Fitch Ratings said that the recently proposed amendments to include a credit support annex (CSA) for six Harbourmaster CLO transactions are a positive structural feature as they reduce counterparty risk within the deals.
The affected offerings include Harbourmaster CLO 6 B.V., Harbourmaster CLO 7 B.V., Harbourmaster CLO 8 B.V., Harbourmaster CLO 9 B.V., Harbourmaster Pro-Rata CLO 2 B.V., Harbourmaster Pro-Rata CLO 3 B.V.
For each Harbourmaster transaction listed above, non-euro denominated assets might be purchased provided that these assets are asset-swapped with an foreign exchange hedging counterparty that meets the counterparty rating requirements outlined in the transaction documents.
Asset swaps simultaneously help mitigate foreing exchange risk and basis mismatch between the non-euro denominated assets and the liabilities. The default of the foreign exchange hedge counterparty would terminate the asset swaps and leave the transaction exposed to foreign exchange rate and index fluctuations which may result in reduced cash flows to the notes.

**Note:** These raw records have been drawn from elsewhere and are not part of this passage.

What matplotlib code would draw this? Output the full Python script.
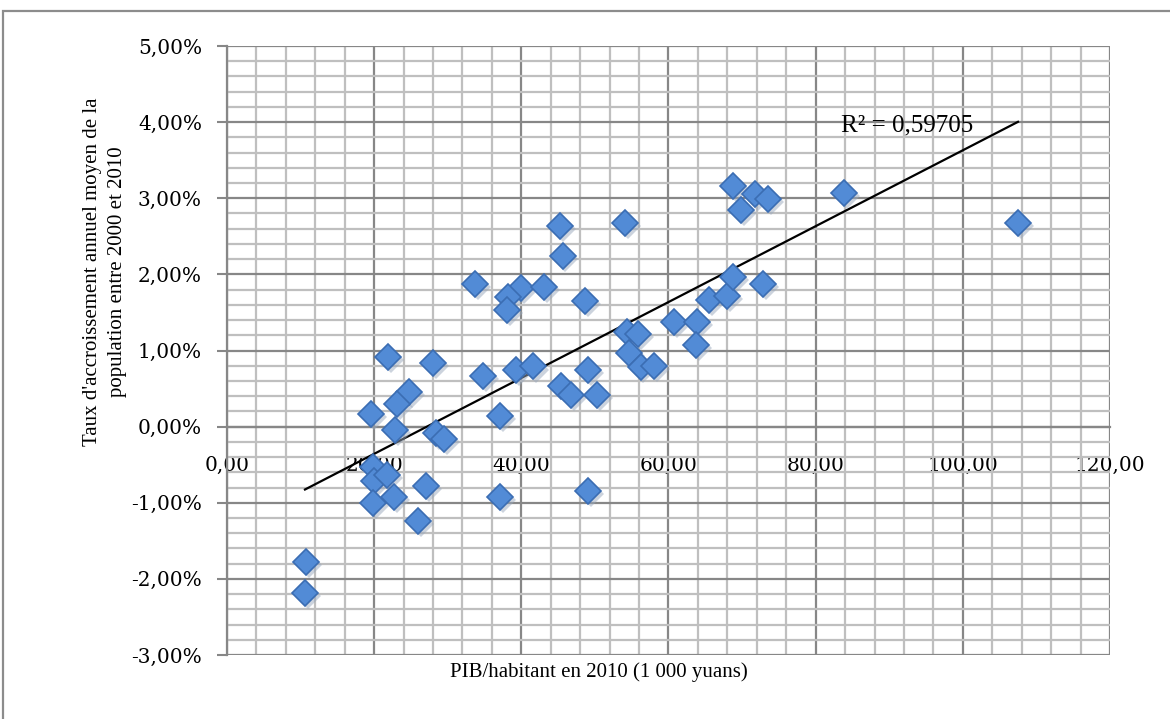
import matplotlib.pyplot as plt
import numpy as np
from matplotlib.ticker import MultipleLocator, FuncFormatter
from matplotlib.patches import Rectangle

# PIB/habitant 2010 (1 000 yuans) vs taux d'accroissement annuel (%)
pib = [10.7, 10.6, 19.6, 21.9, 28.0, 34.8, 39.3, 41.6, 24.7, 23.1,
       37.1, 22.9, 28.4, 29.5, 19.9, 20.0, 21.8, 27.1, 37.1, 19.9,
       22.7, 25.9, 45.2, 54.1, 45.6, 33.7, 39.9, 43.1, 38.2, 38.1,
       48.7, 60.7, 63.9, 54.4, 55.9, 54.6, 56.2, 58.1, 63.7, 49.1,
       45.4, 46.7, 50.3, 49.1, 65.5, 68.0, 68.8, 72.8, 68.8, 71.7,
       73.5, 69.8, 83.8, 107.5]
taux = [-1.78, -2.18, 0.17, 0.91, 0.83, 0.67, 0.75, 0.79, 0.45, 0.30,
        0.14, -0.04, -0.09, -0.16, -0.53, -0.71, -0.63, -0.78, -0.92, -1.00,
        -0.93, -1.24, 2.64, 2.67, 2.24, 1.87, 1.82, 1.83, 1.70, 1.53,
        1.65, 1.37, 1.37, 1.24, 1.22, 0.97, 0.78, 0.80, 1.07, 0.75,
        0.53, 0.41, 0.41, -0.84, 1.67, 1.72, 1.96, 1.88, 3.16, 3.05,
        2.99, 2.84, 3.07, 2.68]
r2_label = "R² = 0,59705"
xlabel = "PIB/habitant en 2010 (1 000 yuans)"
ylabel = "Taux d'accroissement annuel moyen de la\npopulation entre 2000 et 2010"

x = np.array(pib)
y = np.array(taux)

plt.rcParams['font.family'] = 'DejaVu Serif'

fig = plt.figure(figsize=(11.7, 7.19), dpi=100)
ax = fig.add_axes([0.194, 0.089, 0.7547, 0.847])

# outer frame of the document box
fig.patches.append(Rectangle((3 / 1170, -0.1), 1.2, (719 - 11) / 719 + 0.1,
                             transform=fig.transFigure, fill=False,
                             edgecolor='#8c8c8c', linewidth=1.6))

ax.set_xlim(0, 120)
ax.set_ylim(-3, 5)
ax.xaxis.set_major_locator(MultipleLocator(20))
ax.xaxis.set_minor_locator(MultipleLocator(4))
ax.yaxis.set_major_locator(MultipleLocator(1))
ax.yaxis.set_minor_locator(MultipleLocator(0.2))
ax.grid(which='minor', color='#bfbfbf', linewidth=1.6)
ax.grid(which='major', color='#878787', linewidth=1.6)
ax.set_axisbelow(True)

for s in ['top', 'right']:
    ax.spines[s].set_visible(False)
ax.spines['bottom'].set_position(('data', 0))
ax.spines['bottom'].set_color('#878787')
ax.spines['bottom'].set_linewidth(1.6)
ax.spines['left'].set_color('#878787')
ax.spines['left'].set_linewidth(1.6)

ax.xaxis.set_major_formatter(FuncFormatter(lambda v, p: f"{v:.2f}".replace('.', ',')))
ax.yaxis.set_major_formatter(FuncFormatter(lambda v, p: f"{v:.2f}%".replace('.', ',')))
ax.tick_params(axis='x', which='both', length=0, pad=21, labelsize=14.5)
ax.tick_params(axis='y', which='major', length=7, width=1.5, color='#878787',
               pad=11, labelsize=14.5)
ax.tick_params(axis='y', which='minor', length=0)

# trend line
a, b = np.polyfit(x, y, 1)
xs = np.array([x.min(), x.max()])
ax.plot(xs, a * xs + b, color='black', linewidth=1.6, zorder=3)

# shadow + diamonds
ax.plot(x + 0.4, y - 0.04, 'D', ms=13, color='#9aa9bd', alpha=0.5,
        markeredgewidth=0, zorder=3.5)
ax.plot(x, y, 'D', ms=13, markerfacecolor='#528bd6', markeredgecolor='#3b6db3',
        markeredgewidth=1.2, zorder=4)

ax.text(83.4, 3.95, r2_label, fontsize=18, family='Liberation Serif',
        ha='left', va='center', zorder=5)

ax.set_xlabel(xlabel, fontsize=15, family='Liberation Serif')
ax.xaxis.set_label_coords(0.421, -0.012)
ax.set_ylabel(ylabel, fontsize=15, family='Liberation Serif', linespacing=1.45)
ax.yaxis.set_label_coords(-0.113, 0.63)

fig.savefig('out.png', dpi=100)
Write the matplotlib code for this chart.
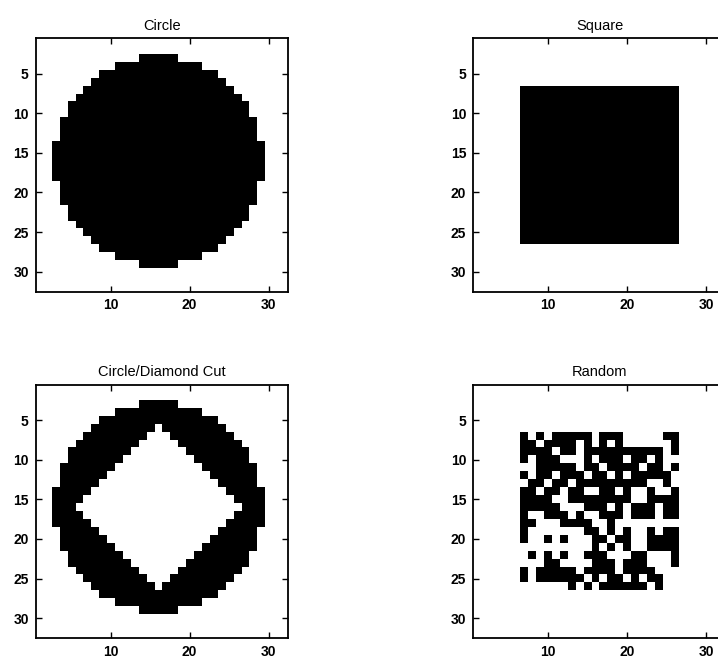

"The inclusion of the CSA allows these counterparties to post collateral should its rating fall below a predefined first or second rating trigger," Fitch said. "The CSA also outlines the type of collateral used as eligible credit support and applicable valuation percentages for the collateral. Independent third-party verification of both mark-to-market calculations and the correct and timely posting of collateral are introduced if the counterparty chooses to post collateral after downgrade below the second rating trigger."
Fitch said that previously, the only available remedies were for the counterparty to replace itself or find a guarantor that meets the counterparty rating requirements within 30 calendar days. With the CSA, if the counterparty wishes to find a replacement or guarantor upon falling through the second rating trigger, the posting of collateral provides additional security while allowing the counterparty time to pursue a replacement or guarantor that meets the counterparty rating requirements as defined in the transaction documents. Additionally, the transaction will continue to benefit from the asset swaps, foreign exchange options or interest rate caps in place while the counterparty pursues remedies after falling below the second rating trigger.